The trend toward charity-driven criminal-justice reform has grown with the decarceration movement, according to AFSC’s research: by marketing coercive supervision and strict drug treatment programs, the private sector is “moving to capitalize on efforts at the state and federal levels to look at alternatives to prison, a softening of criminal sentencing laws, and a new interest in evidence-based practices in parole, probation, and sentencing.” Major prison corporations like GEO and Core Civic are reportedly gunning for contracts for rehabilitation and “residential reentry” programs.
Needless to say, the private sector getting involved in public issues like criminal justice is not without its risks: A 2012 New York Times report on a New Jersey halfway house documented systematic abuse and neglect of vulnerable clients, with a record of escapes, drug use, and sexual assault under the watch of the Christie administration, a political ally of the contractor. In at least ten states nationwide, mostly in the south, according to AFSC, “municipal courts contract with private, for-profit probation companies.” Bail firms force individuals to choose between extortionate bail rates and jail, with the added threat of reincarceration for violations. Today’s commercial bail industry sucks about $2 billion annually from its “service” population of about one in 45 adults, typically impoverished debtors, with about 14,000 agents operating as a private security state. This “two-tiered” justice system “puts taxpayers on the hook, paying for jail time that is completely unnecessary and counterproductive.”
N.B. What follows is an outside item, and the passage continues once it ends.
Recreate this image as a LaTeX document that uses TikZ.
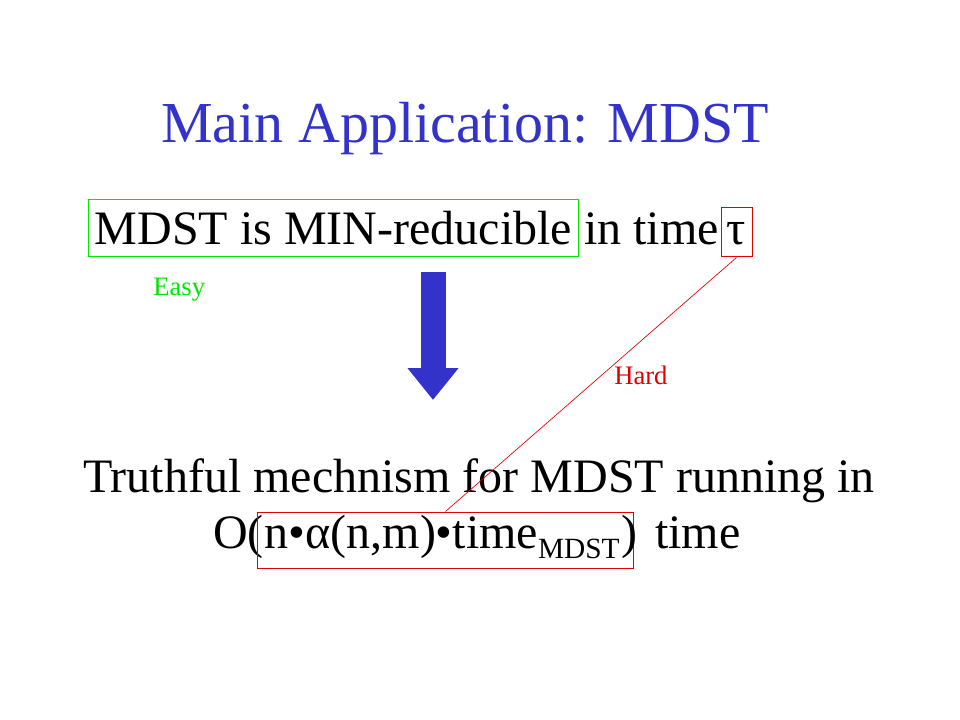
\documentclass[tikz,border=0pt]{standalone}
\usepackage{fontspec}
\setmainfont{Liberation Serif}
\usetikzlibrary{arrows.meta, positioning}
\definecolor{titleblue}{RGB}{51,51,204}
\definecolor{easygreen}{RGB}{0,230,0}
\definecolor{hardred}{RGB}{225,0,0}
\tikzset{
    slidetitle/.style={font=\fontsize{43.5}{48}\selectfont, text=titleblue, inner sep=0pt},
    bodytext/.style={font=\fontsize{36}{40}\selectfont, inner sep=0pt},
    notetext/.style={font=\fontsize{20}{24}\selectfont, inner sep=0pt},
    easybox/.style={draw=easygreen, line width=0.75pt},
    hardbox/.style={draw=hardred, line width=0.75pt},
    hardline/.style={draw=hardred, line width=0.5pt},
    bigarrow/.style={draw=titleblue, line width=18.75pt, -{Triangle[width=36.75pt, length=24pt]}}
}
\begin{document}
\begin{tikzpicture}[x=0.75pt, y=-0.75pt]
\useasboundingbox (0,0) rectangle (960,720);

% Title
\node[slidetitle, anchor=base] (title) at (465,143) {Main Application: MDST};

% Reduction statement (top)
\node[bodytext, easybox, anchor=base west, minimum width=367.5pt, text height=30.75pt, text depth=6pt, inner ysep=3pt] (reduc) at (88,245) {MDST is MIN-reducible};
\node[bodytext, anchor=base west] (intime) at (584,245) {in time};
\node[bodytext, hardbox, anchor=base, minimum width=23.25pt, text height=27.75pt, text depth=9pt] (tau) at (736.5,245) {τ};

% Labels
\node[notetext, text=easygreen, anchor=base west] (easy) at (153,296) {Easy};
\node[notetext, text=hardred, anchor=base west] (hard) at (614,384) {Hard};

% Implication arrow
\coordinate (arrowtop) at (433,272);
\coordinate (arrowtip) at (433,400);
\draw[bigarrow] (arrowtop) -- (arrowtip);

% Mechanism statement (bottom)
\node[bodytext, anchor=base] (truthful) at (479,492) {Truthful mechnism for MDST running in};
\node[bodytext, anchor=base west] (bigo) at (213,548) {O(};
\node[bodytext, hardbox, anchor=base west, minimum width=282pt, text height=27pt, text depth=15pt] (bound) at (257,548) {n•α(n,m)•time\raisebox{-7.5pt}{\fontsize{22}{22}\selectfont MDST}\kern5pt};
\node[bodytext, anchor=base west] (paren) at (621,548) {)};
\node[bodytext, anchor=base west] (timeword) at (655,548) {time};

% Hard part link
\draw[hardline] (tau.south) -- (bound.north);

\end{tikzpicture}
\end{document}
But what do progressives have to offer as an alternative to the privatized corrections industry? Rather than recycle people through prison-lite programs, radical anti-prison activists want to retool laws, overhaul policing, and expand due process protections to ensure that vulnerable people are not needlessly criminalized. They also want to ensure that criminal justice institutions are not incentivized to harm, but rather, held accountable for providing not just punishment but actual justice, based not only on disciplining individuals but strengthening social cohesion across the community.
But couldn’t the ends justify the means, despite the donor class’s free-marketeer philosophy? That question gets to the heart of the problem with using private sector financing to solve public needs. “If we give the impression that trivial tweaks to mass incarceration are the answer, the next generation of people that look at the work we did could say, what’s with you guys?” Vincent Schiraldi, a researcher with Columbia University’s Justice Lab, says. “You thought you could tweak your way out of mass incarceration? You’re crazy.”
The bottom line of community corrections is that after infiltrating education, healthcare policy, cultural institutions, and prison, wealthy donors and private industry are promoting similar kinds of small-government politics by privatizing criminal justice. But if prison reform is just another “investment” rather than a societal crisis response, then capital will end up where it’s always found a home in the carceral state: Above the law.